ROGUE SOUNDS: Joshua Bedbrook says Hello with ‘The Sound of Goodbye’
Being a local music critic requires keeping close tabs on the regional scene, on the net and in the clubs. But every so often a new band or artist pops appears on the radar, fully-formed, and you have to ask why it was you didn’t know about them. About 90 percent of the time, the answer ends up being that the music is more religious than a GOP primary debate.
The Sound of Goodbye, a freshly-dropped album from Medford-based songwriter Joshua Bedbrook, appears to rare album that bucks that trend, offering a passing religious reference or two, but nothing akin to the Firebreathing Sermons in E major this critic has come to expect from the slush pile.
The album’s title track leads the 10-song collection off, using a major key piano riff to anchor a catchy pop rock tune about the end of a relationship. There are definite shades of Randy Newman.
That’s followed up by “Rain Would Fall,” which harkens back to some of the major key ballads from The Beatles “we just met Dylan” phase.
The third song picks things up a bit with a rock backbeat, and slight electronic chirps, that pave the way for a keyboard and overdriven guitar pairing with harmonized vocal hooks on the chorus straight out of Working Class Dog era Rick Springfield.
The next several songs continue a descent into Dante’s seven levels of keyboard sequencing, and get corny pretty quickly as they move from sounding like Saint Springfield to REO Speedwagon.

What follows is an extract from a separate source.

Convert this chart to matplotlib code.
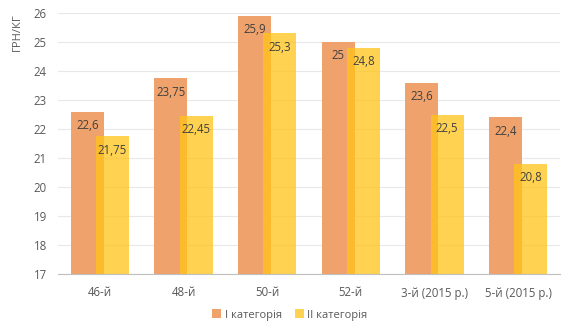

The eighth track, “Friend,” gets back to ballad territory, and the ninth track breaks out some horns and an up-tempo beat to wax about the struggles of online dating.
The final track, “Being You,” is a bright and shiny acoustic strummer that could easily be billed as a Barenaked Ladies tune without anyone but the most dedicated Barenakedheads knowing the difference.
To be blunt: I don’t think my black metal heart much likes Joshua Bedbrook. It’s a bit too bright and shiny, and leans too heavily on the midi to have much of a sense of character. But it’s clean as a microchip factory, with deliberate composition and production and nary an errant note or off harmony to be found, and is as solid a pop-rock release as Southern Oregon has produced this year. That’s not nothing.
The Sound of Goodbye is available for download via Bandcamp.